К сожалению, я слишком хотела чего-то необычного, чтобы быстро к этому необычному придти. Три последующих занятия не дали мне решительным образом ничего. Во всяком случае, так мне казалось. Я послушно дышала, лежа на коврике, и расслаблялась. Все.

В ларьке тем временем наступили новые перемены. Николай уволился, а на его место, не долго думая, Сергей назначил Женю, который к этому времени «провинился» в старом ларьке, то есть его неоднократно застукали пьяным на смене, в наказание его перевели ко мне — выручка у нас была намного меньше, а значит, меньше была и зарплата. Я выдержала с ним пять смен. Может, он специально задался целью выжить меня из ларька, может, это происходило случайно, но в одну из смен я поняла: все, больше не могу! Хватит! Или, как говорит Ломакин: баста карапузики, кончилися танцы! Я больше не хочу трястись по ночам от холода и от страха, я больше не могу бегать по микрорайону в поисках укромного места, когда приспичит, мне надоело выкладывать свои деньги за чужие недостачи, мне надоело стараться найти общий язык с кретинами, мне надоело, надоело, надоело!

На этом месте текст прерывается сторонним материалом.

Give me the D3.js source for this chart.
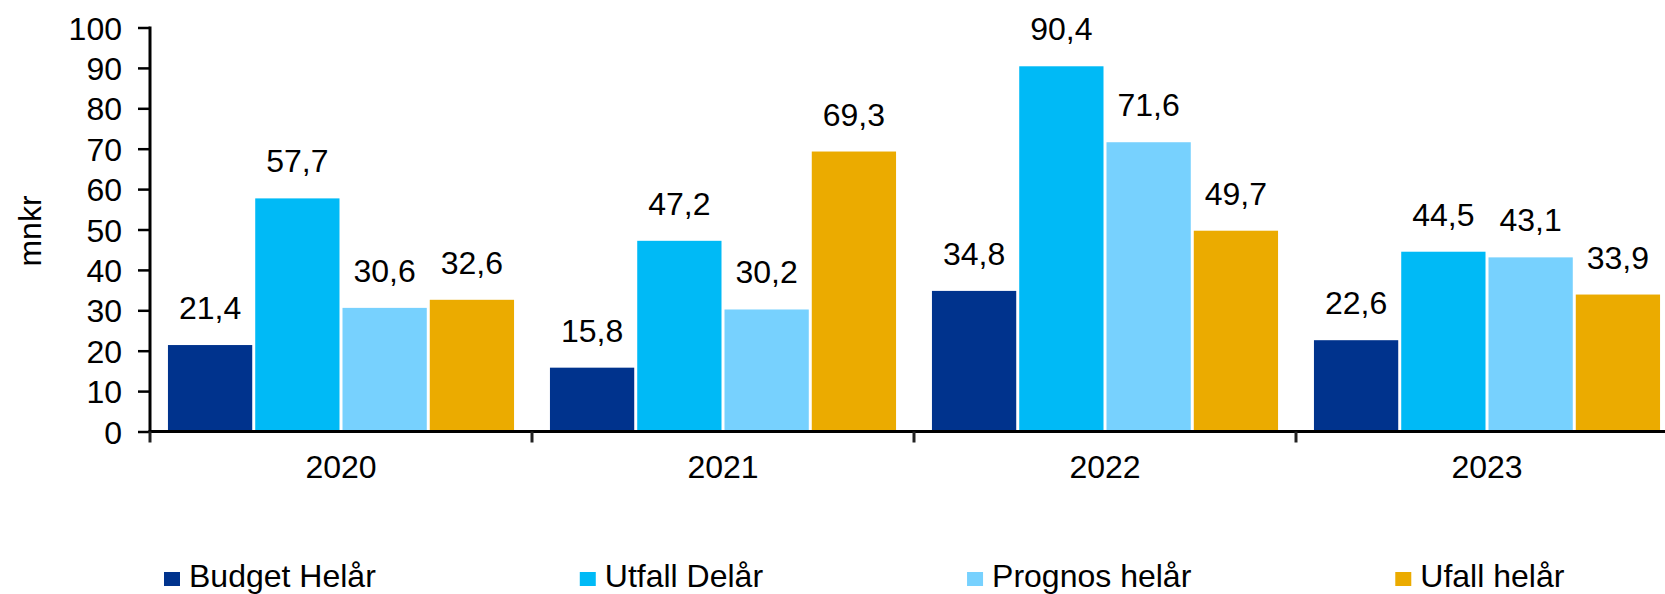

Последней каплей в чаше моего бесконечного терпения было то, что однажды ночью снова вырубился свет. Нет, Плешивый тут был не при чем, просто перегорел громадный предохранитель. Запасного у нас не было К этому времени ключ от ларька уже куда-то дели, ларек закрыть было невозможно, в завершение этого Женя спал на лежанке смертельно пьяный и разбудить его не было никакой возможности. Когда он был пьян, даже если он просто спал, находиться рядом было тяжело — во сне его словно мучили неведомые бесы — он то и дело вскрикивал, мычал, махал, словно полоумный, руками, сучил ногами, закаченные под короткими веками глаза были похожи на бельма.

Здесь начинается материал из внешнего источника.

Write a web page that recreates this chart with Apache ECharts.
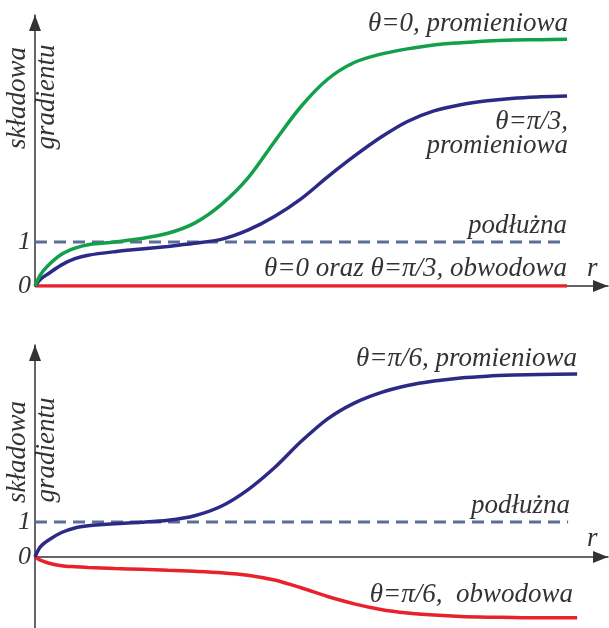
<!DOCTYPE html>
<html>
<head>
<meta charset="utf-8">
<script src="https://cdn.jsdelivr.net/npm/echarts@6/dist/echarts.min.js"></script>
<style>
html,body{margin:0;padding:0;background:#fff;}
#c{width:609px;height:628px;}
</style>
</head>
<body>
<div id="c"></div>
<script>
// ---- data ----
const rTop      = [0, 0.1, 0.25, 0.5, 0.75, 1, 1.5, 2, 2.5, 3, 3.5, 4, 4.5, 5, 5.5, 6, 6.5, 7, 7.5, 8, 8.5, 9, 9.5, 10];
const greenTop  = [0, 0.25, 0.47, 0.72, 0.86, 0.94, 1.00, 1.08, 1.20, 1.43, 1.85, 2.45, 3.28, 4.08, 4.70, 5.08, 5.27, 5.39, 5.48, 5.53, 5.57, 5.59, 5.60, 5.61];
const blueTop   = [0, 0.15, 0.28, 0.48, 0.62, 0.70, 0.78, 0.84, 0.90, 0.97, 1.06, 1.27, 1.58, 1.98, 2.48, 2.95, 3.38, 3.74, 3.98, 4.12, 4.21, 4.27, 4.30, 4.32];
const rRedTop   = [0, 10];
const redTop    = [0, 0];

const rBot      = [0, 0.1, 0.25, 0.5, 0.75, 1, 1.5, 2, 2.5, 3, 3.5, 4, 4.5, 5, 5.5, 6, 6.5, 7, 7.5, 8, 8.5, 9, 9.5, 10.19];
const blueBot   = [0, 0.29, 0.48, 0.70, 0.83, 0.89, 0.95, 0.99, 1.05, 1.18, 1.45, 1.92, 2.55, 3.30, 3.95, 4.40, 4.70, 4.90, 5.03, 5.12, 5.17, 5.20, 5.22, 5.23];
const redBot    = [0, -0.09, -0.17, -0.25, -0.28, -0.30, -0.33, -0.35, -0.38, -0.41, -0.45, -0.52, -0.66, -0.88, -1.13, -1.34, -1.50, -1.60, -1.66, -1.70, -1.72, -1.73, -1.74, -1.74];

const rDashTop  = [0, 10];
const rDashBot  = [0, 10.02];
const longitudinal = [1, 1];

const yTickValues = [0, 1];
const yTickLabels = ['0', '1'];

// ---- labels ----
const labelsTop = ['θ=0, promieniowa', 'θ=π/3,', 'promieniowa', 'podłużna', 'θ=0 oraz θ=π/3, obwodowa'];
const labelsBot = ['θ=π/6, promieniowa', 'podłużna', 'θ=π/6,  obwodowa'];
const axisTitle = ['składowa', 'gradientu'];
const xName = 'r';

const pairs = (xs, ys) => xs.map((x, i) => [x, ys[i]]);

const FONT = '"Liberation Serif", "Times New Roman", serif';
const FS = 27;
const TXT = '#333';
const AX = '#333';

function xAxisCfg(gi) {
  return {
    type: 'value', gridIndex: gi, min: 0, max: 10.77,
    axisLine: { show: true, onZero: true, lineStyle: { color: AX, width: 1.5 },
      symbol: ['none', 'triangle'], symbolSize: [12, 15], symbolOffset: [0, -7.5] },
    axisTick: { show: false }, axisLabel: { show: false }, splitLine: { show: false }
  };
}
function yAxisCfg(gi, min, max) {
  return {
    type: 'value', gridIndex: gi, min: min, max: max,
    axisLine: { show: true, onZero: true, lineStyle: { color: AX, width: 1.5 },
      symbol: ['none', 'triangle'], symbolSize: [12, 16], symbolOffset: [0, -8] },
    axisTick: { show: false },
    axisLabel: {
      show: true, customValues: yTickValues, margin: 4,
      formatter: v => { const i = yTickValues.indexOf(v); return i >= 0 ? yTickLabels[i] : ''; },
      fontFamily: FONT, fontStyle: 'italic', fontSize: 26, color: TXT
    },
    splitLine: { show: false }
  };
}
function line(xi, data, color, width, dash) {
  return {
    type: 'line', xAxisIndex: xi, yAxisIndex: xi, data: data, symbol: 'none',
    smooth: dash ? false : 0.3, silent: true,
    lineStyle: { color: color, width: width, type: dash || 'solid' }, z: dash ? 3 : 4
  };
}
function txt(s, x, y, align, rot) {
  return {
    type: 'text', x: x, y: y, rotation: rot || 0, silent: true,
    style: { text: s, fill: TXT, fontFamily: FONT, fontSize: FS, fontStyle: 'italic',
      align: align || 'right', verticalAlign: 'middle' }
  };
}

const GREEN = '#13a04a', BLUE = '#2c2a86', RED = '#e8212b', DASH = '#5a6e96';

const option = {
  animation: false,
  backgroundColor: '#fff',
  grid: [
    { left: 35, right: 1, top: 15, height: 271 },
    { left: 35, right: 1, top: 345, height: 283 }
  ],
  xAxis: [xAxisCfg(0), xAxisCfg(1)],
  yAxis: [yAxisCfg(0, 0, 6.16), yAxisCfg(1, -2.03, 6.06)],
  series: [
    line(0, pairs(rDashTop, longitudinal), DASH, 3, [12, 7]),
    line(0, pairs(rRedTop, redTop), RED, 3.5),
    line(0, pairs(rTop, blueTop), BLUE, 3.5),
    line(0, pairs(rTop, greenTop), GREEN, 3.5),
    line(1, pairs(rDashBot, longitudinal), DASH, 3, [12, 7]),
    line(1, pairs(rBot, redBot), RED, 3.5),
    line(1, pairs(rBot, blueBot), BLUE, 3.5)
  ],
  graphic: [
    txt(labelsTop[0], 568, 24),
    txt(labelsTop[1], 568, 122),
    txt(labelsTop[2], 568, 146),
    txt(labelsTop[3], 567, 226),
    txt(labelsTop[4], 567, 269),
    txt(xName, 587, 269, 'left'),
    txt(axisTitle[0], 18, 98, 'center', Math.PI / 2),
    txt(axisTitle[1], 47, 97, 'center', Math.PI / 2),
    txt(labelsBot[0], 577, 359),
    txt(labelsBot[1], 570, 506),
    txt(labelsBot[2], 573, 595),
    txt(xName, 587, 539, 'left'),
    txt(axisTitle[0], 18, 452, 'center', Math.PI / 2),
    txt(axisTitle[1], 47, 450, 'center', Math.PI / 2)
  ]
};

const chart = echarts.init(document.getElementById('c'), null, { renderer: 'canvas' });
chart.setOption(option);
</script>
</body>
</html>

— Ой, бля… Че ж так холодно? — спросил меня Женя утром, постукивая зубами.

— Угадай с трех раз, — ответила я, задумчиво глядя на него.

В кассе не хватало пятьдесят тысяч. Пил он вчера вечером, когда меня в ларьке не было — я пошла перекусить. Когда я вернулась, в ларьке сидело человек шесть. Кто и когда взял деньги, теперь не узнаешь. А, может, никто и не брал. Может, они просто пили на эти деньги. Плевать. Сдавать выручку я поехала сама.

В офисе я тихо попросила у Вероники два листка бумаги. На одном аккуратно написала на имя Саши заявление об уходе. На второй — «телегу» на Женю, в которой просила высчитать недостачу с него.

Андрей, которому я отнесла заявление и объяснительную, посмотрел на меня с иронией.

— С чего это ты взяла, что Женя был пьян? Я его уже видел сегодня — он на своей машине ездит. Неужели он пьяный сел бы за руль?

Нет, я же говорю, у мужчин — железная логика! Спорить невозможно!

— Он «права» вот уже месяц, как пропил! — ответила я, — Так что разницы ему, как ездить, нет!

Меня, как это ни странно, послушали, и высчитывать с меня недостачу не стали.